** Start **

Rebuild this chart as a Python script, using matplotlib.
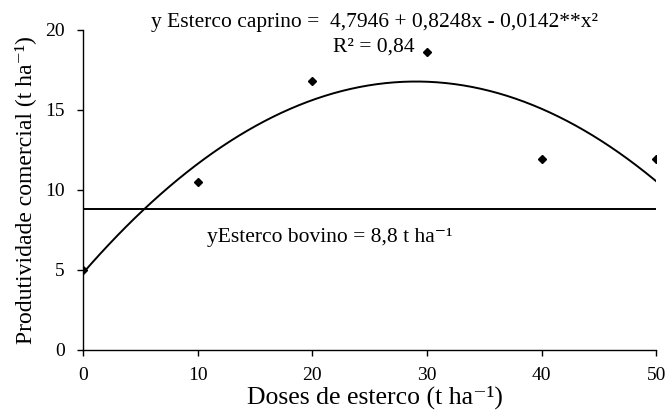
import numpy as np
import matplotlib
matplotlib.use("Agg")
import matplotlib.pyplot as plt

plt.rcParams['font.family'] = ['Liberation Serif', 'DejaVu Serif']

# Data
doses = [0, 10, 20, 30, 40, 50]
caprino = [5.0, 10.5, 16.8, 18.6, 11.9, 11.9]
coef_caprino = [4.7946, 0.8248, -0.0142]   # b0, b1, b2
bovino_mean = 8.8
x_ticks = [0, 10, 20, 30, 40, 50]
y_ticks = [0, 5, 10, 15, 20]

fig = plt.figure(figsize=(6.69, 4.15), dpi=100)
ax = fig.add_axes([0.124, 0.157, 0.857, 0.771])

xs = np.linspace(doses[0], doses[-1], 200)
fit = coef_caprino[0] + coef_caprino[1] * xs + coef_caprino[2] * xs ** 2
ax.plot(xs, fit, color='black', lw=1.4)
ax.plot([doses[0], doses[-1]], [bovino_mean, bovino_mean], color='black', lw=1.4)
ax.plot(doses, caprino, linestyle='none', marker='D', color='black', markersize=4)

ax.set_xlim(0, 50)
ax.set_ylim(0, 20)
ax.set_xticks(x_ticks)
ax.set_yticks(y_ticks)
for s in ['top', 'right']:
    ax.spines[s].set_visible(False)
for s in ['left', 'bottom']:
    ax.spines[s].set_linewidth(1.0)
ax.tick_params(direction='out', length=4, width=1.0, labelsize=14)
ax.tick_params(axis='y', pad=9)
ax.tick_params(axis='x', pad=8)

ax.set_xlabel('Doses de esterco (t ha\u207b\u00b9)', fontsize=18.5)
ax.xaxis.set_label_coords(0.51, -0.112)
ax.set_ylabel('Produtividade comercial (t ha\u207b\u00b9)', fontsize=17)
ax.yaxis.set_label_coords(-0.082, 0.5)

ax.text(25.4, 20.45, 'y Esterco caprino =  4,7946 + 0,8248x - 0,0142**x\u00b2',
        fontsize=15.5, ha='center', va='center', clip_on=False)
ax.text(25.4, 18.9, 'R\u00b2 = 0,84', fontsize=15.5, ha='center', va='center')
ax.text(21.5, 7.0, 'yEsterco bovino = 8,8 t ha\u207b\u00b9', fontsize=15.5, ha='center', va='center')

fig.savefig('out.png', dpi=100)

** End **

— TO BE DONE —
Only the lines from the start of the material through the line containing "ax.yaxis.set_label_coords(-0.082, 0.5)" should be transcribed. Pictures stay out.

— RIGHT ANSWER —
Rebuild this chart as a Python script, using matplotlib.
import numpy as np
import matplotlib
matplotlib.use("Agg")
import matplotlib.pyplot as plt

plt.rcParams['font.family'] = ['Liberation Serif', 'DejaVu Serif']

# Data
doses = [0, 10, 20, 30, 40, 50]
caprino = [5.0, 10.5, 16.8, 18.6, 11.9, 11.9]
coef_caprino = [4.7946, 0.8248, -0.0142]   # b0, b1, b2
bovino_mean = 8.8
x_ticks = [0, 10, 20, 30, 40, 50]
y_ticks = [0, 5, 10, 15, 20]

fig = plt.figure(figsize=(6.69, 4.15), dpi=100)
ax = fig.add_axes([0.124, 0.157, 0.857, 0.771])

xs = np.linspace(doses[0], doses[-1], 200)
fit = coef_caprino[0] + coef_caprino[1] * xs + coef_caprino[2] * xs ** 2
ax.plot(xs, fit, color='black', lw=1.4)
ax.plot([doses[0], doses[-1]], [bovino_mean, bovino_mean], color='black', lw=1.4)
ax.plot(doses, caprino, linestyle='none', marker='D', color='black', markersize=4)

ax.set_xlim(0, 50)
ax.set_ylim(0, 20)
ax.set_xticks(x_ticks)
ax.set_yticks(y_ticks)
for s in ['top', 'right']:
    ax.spines[s].set_visible(False)
for s in ['left', 'bottom']:
    ax.spines[s].set_linewidth(1.0)
ax.tick_params(direction='out', length=4, width=1.0, labelsize=14)
ax.tick_params(axis='y', pad=9)
ax.tick_params(axis='x', pad=8)

ax.set_xlabel('Doses de esterco (t ha\u207b\u00b9)', fontsize=18.5)
ax.xaxis.set_label_coords(0.51, -0.112)
ax.set_ylabel('Produtividade comercial (t ha\u207b\u00b9)', fontsize=17)
ax.yaxis.set_label_coords(-0.082, 0.5)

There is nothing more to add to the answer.